Generally speaking, knee arthroscopy is recommended by the surgeons when patients are unable to cure knee joint problems and eliminate inflammation with the help of non-surgical treatments. Physical therapies, injections, medications, etc. are considered non-surgical treatments.
Numerous knee injuries, such as the torn meniscus, torn anterior, patellar dislocation, knee fractures, knee sepsis, inflamed synovium, and torn cartilage, can be diagnosed and treated with arthroscopic surgery.
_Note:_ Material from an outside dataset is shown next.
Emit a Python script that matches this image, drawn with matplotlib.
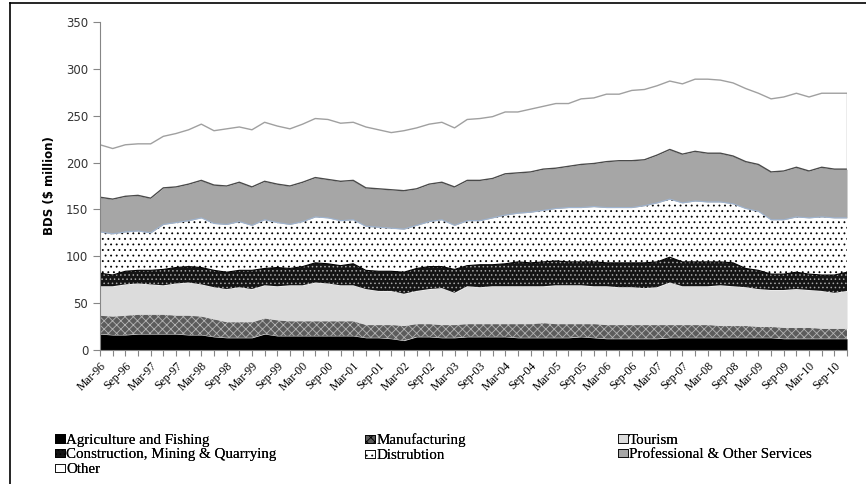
import numpy as np
import matplotlib
matplotlib.use('Agg')
import matplotlib.pyplot as plt
from matplotlib.patches import Patch
from matplotlib.lines import Line2D


# Кварталы (категории оси X)
years = ['96', '97', '98', '99', '00', '01', '02', '03', '04', '05', '06', '07', '08', '09', '10']
months = ['Mar', 'Jun', 'Sep', 'Dec']
quarters = [m + '-' + y for y in years for m in months]

# Значения по секторам, BDS $ млн
agriculture = [17, 16, 16, 17, 17, 17, 17, 16, 16, 14, 13, 13, 13, 17, 15, 15, 15, 15, 15, 15,
               15, 13, 13, 12, 10, 14, 14, 13, 13, 14, 14, 14, 14, 13, 13, 13, 13, 13, 14, 13,
               12, 12, 12, 12, 12, 13, 13, 13, 13, 13, 13, 13, 13, 13, 12, 12, 12, 12, 12, 12]
manufacturing = [20, 20, 21, 21, 21, 21, 20, 21, 20, 19, 17, 17, 17, 17, 17, 16, 16, 16, 16, 16,
                 16, 14, 14, 15, 16, 14, 14, 14, 14, 14, 14, 14, 14, 15, 15, 16, 15, 15, 14, 15,
                 15, 15, 15, 15, 15, 14, 14, 14, 14, 13, 13, 13, 12, 12, 12, 12, 12, 11, 11, 11]
tourism = [31, 32, 33, 33, 32, 31, 34, 35, 34, 34, 35, 37, 35, 35, 36, 38, 38, 41, 40, 38,
           38, 38, 36, 36, 34, 35, 37, 39, 34, 40, 39, 40, 40, 40, 40, 39, 41, 41, 41, 40,
           41, 40, 40, 39, 40, 45, 41, 41, 41, 43, 42, 41, 40, 39, 40, 41, 40, 40, 38, 40]
construction = [14, 12, 14, 14, 15, 17, 17, 17, 18, 18, 18, 18, 20, 18, 20, 18, 20, 21, 21, 21,
                23, 20, 21, 21, 23, 24, 24, 23, 25, 22, 24, 23, 24, 26, 25, 26, 26, 25, 25, 26,
                25, 26, 26, 27, 27, 27, 26, 26, 26, 25, 25, 20, 20, 17, 17, 18, 17, 17, 19, 20]
distribution = [44, 44, 42, 42, 40, 48, 48, 49, 53, 50, 51, 52, 48, 52, 48, 47, 48, 49, 49, 48,
                47, 47, 47, 46, 46, 46, 48, 50, 47, 48, 47, 50, 52, 52, 54, 55, 56, 58, 58, 59,
                59, 59, 59, 61, 63, 62, 63, 65, 64, 64, 63, 64, 63, 58, 58, 59, 60, 62, 61, 58]
professional = [37, 37, 38, 38, 37, 39, 38, 39, 40, 41, 41, 42, 41, 41, 41, 41, 42, 42, 41, 42,
                42, 41, 41, 41, 41, 39, 40, 40, 41, 43, 43, 42, 44, 43, 43, 44, 43, 44, 46, 46,
                49, 50, 50, 49, 51, 53, 52, 53, 52, 52, 51, 50, 50, 51, 52, 53, 50, 53, 52, 52]
other = [56, 54, 55, 55, 58, 55, 57, 58, 60, 58, 61, 59, 61, 63, 62, 61, 62, 63, 64, 62,
         62, 65, 63, 61, 64, 65, 64, 64, 63, 65, 66, 66, 66, 65, 67, 67, 69, 67, 70, 70,
         72, 71, 75, 75, 74, 73, 75, 77, 79, 78, 78, 78, 76, 78, 79, 79, 79, 79, 81, 81]

labels = ['Agriculture and Fishing', 'Manufacturing', 'Tourism',
          'Construction, Mining & Quarrying', 'Distrubtion',
          'Professional & Other Services', 'Other']

# Оформление слоёв: заливка, штриховка, цвет штриховки
faces = ['#000000', '#5c5c5c', '#dcdcdc', '#141414', '#ffffff', '#a6a6a6', '#ffffff']
hatches = [None, 'xxxx', None, '....', '...', None, None]
hcolors = ['#000000', '#b4b4b4', '#dcdcdc', '#a8a8a8', '#000000', '#a6a6a6', '#ffffff']

plt.rcParams['hatch.linewidth'] = 0.6

fig = plt.figure(figsize=(8.66, 4.84), dpi=100)
ax = fig.add_axes([0.1155, 0.2769, 0.9781 - 0.1155, 0.9545 - 0.2769])

series = [agriculture, manufacturing, tourism, construction, distribution, professional, other]
x = np.arange(len(quarters))
polys = ax.stackplot(x, *series, colors=faces, linewidth=0)
for p, h, hc in zip(polys, hatches, hcolors):
    p.set_edgecolor(hc)
    p.set_linewidth(0)
    if h:
        p.set_hatch(h)

# Верхние границы слоёв
cum = np.cumsum(np.array(series), axis=0)
ax.plot(x, cum[3], color='#000000', lw=0.8)
ax.plot(x, cum[4], color='#9fb4d0', lw=0.8)
ax.plot(x, cum[5], color='#4a4a4a', lw=1.0)
ax.plot(x, cum[6], color='#a0a0a0', lw=1.0)
ax.plot([x[-1], x[-1]], [cum[5][-1], cum[6][-1]], color='#a0a0a0', lw=1.0)

ax.set_xlim(0, len(quarters) - 1)
ax.set_ylim(0, 350)
ax.set_yticks(range(0, 351, 50))
ax.tick_params(axis='y', labelsize=8.5, length=5, color='#868686', labelcolor='#333333')
ax.set_xticks(x)
ax.set_xticklabels([q if i % 2 == 0 else '' for i, q in enumerate(quarters)],
                   rotation=45, ha='right', rotation_mode='anchor',
                   family='Liberation Serif', fontsize=8.5)
ax.tick_params(axis='x', length=4, color='#868686', pad=3)
for s in ['top', 'right']:
    ax.spines[s].set_visible(False)
for s in ['left', 'bottom']:
    ax.spines[s].set_color('#868686')
ax.set_ylabel('BDS ($ million)', fontsize=8.5, fontweight='bold')
ax.yaxis.set_label_coords(-0.059, 0.5)

# Легенда в три колонки
handles = [Patch(facecolor=f, edgecolor='#000000', hatch=h, linewidth=0.6)
           for f, h in zip(faces, hatches)]
cols = [[0, 3, 6], [1, 4], [2, 5]]
xpos = [0.0635, 0.4215, 0.7136]
for c, xp in zip(cols, xpos):
    leg = fig.legend([handles[i] for i in c], [labels[i] for i in c],
                     loc='upper left', bbox_to_anchor=(xp, 0.104), frameon=False,
                     prop={'family': 'Liberation Serif', 'size': 10.8},
                     handlelength=0.65, handleheight=0.5, handletextpad=0.1,
                     labelspacing=0.12, borderaxespad=0, borderpad=0)
    fig.add_artist(leg)

# Рамка рисунка
fig.add_artist(Line2D([10 / 866, 1], [1 - 3 / 484, 1 - 3 / 484], color='black', lw=1.2))
fig.add_artist(Line2D([10 / 866, 10 / 866], [0, 1 - 3 / 484], color='black', lw=1.2))

fig.savefig('out.png', dpi=100)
How to Prepare for Surgery?
If you are wondering how you need to prepare for arthroscopic surgery, then you must not worry. In today’s medical world, this procedure is quite simple, easy, and quick. First, your orthopedic surgeon will try to assess your overall health condition. He will evaluate by running some tests. Mostly, preoperative tests like EKG (electrocardiogram) and blood tests are conducted. Second, you will have to follow certain admission requirements. If you fall under the outpatient category, you will only have to spend a night in a hospital/clinic after your surgery. If you happen to take any supplements or medications, then you are required to inform your surgeon beforehand. He will guide you when to stop taking medications, eating, and drinking prior to your surgery. Third, you will be given anesthesia (local, regional, or general) before the surgery.
Uses & Benefits
Indeed, knee arthroscopy is a less aggressive procedure as compared to open forms of surgery. This allows for minimal tissue damage, quick recovery, better healing, fewer stitches, less painful experience, and reduced risks of infection.
Risks & Complications
Just like any other surgical procedure, knee arthroscopic also possesses some kinds of risks and complications. However, the risk rate is quite low after the surgery, especially when you’ve consulted an experienced orthopedic surgeon. Risks that can be associated with this surgery include:
- Knee stiffness
- Blood accumulation/clotting
- Accidental damage to nerves/tissues
These risks are very uncommon, and almost every patient is recovered without any incident.
You will have to spend 1 to 2 hours in a hospital/clinic after your surgery. While the recovery is faster, you still have to follow the instructions & guide provided by your doctor. He will prescribe you some medications for swelling and pain management. For several weeks, you will have to avoid putting weight on your leg, knee, and foot. You will also be restricted from driving for 2 to 3 weeks.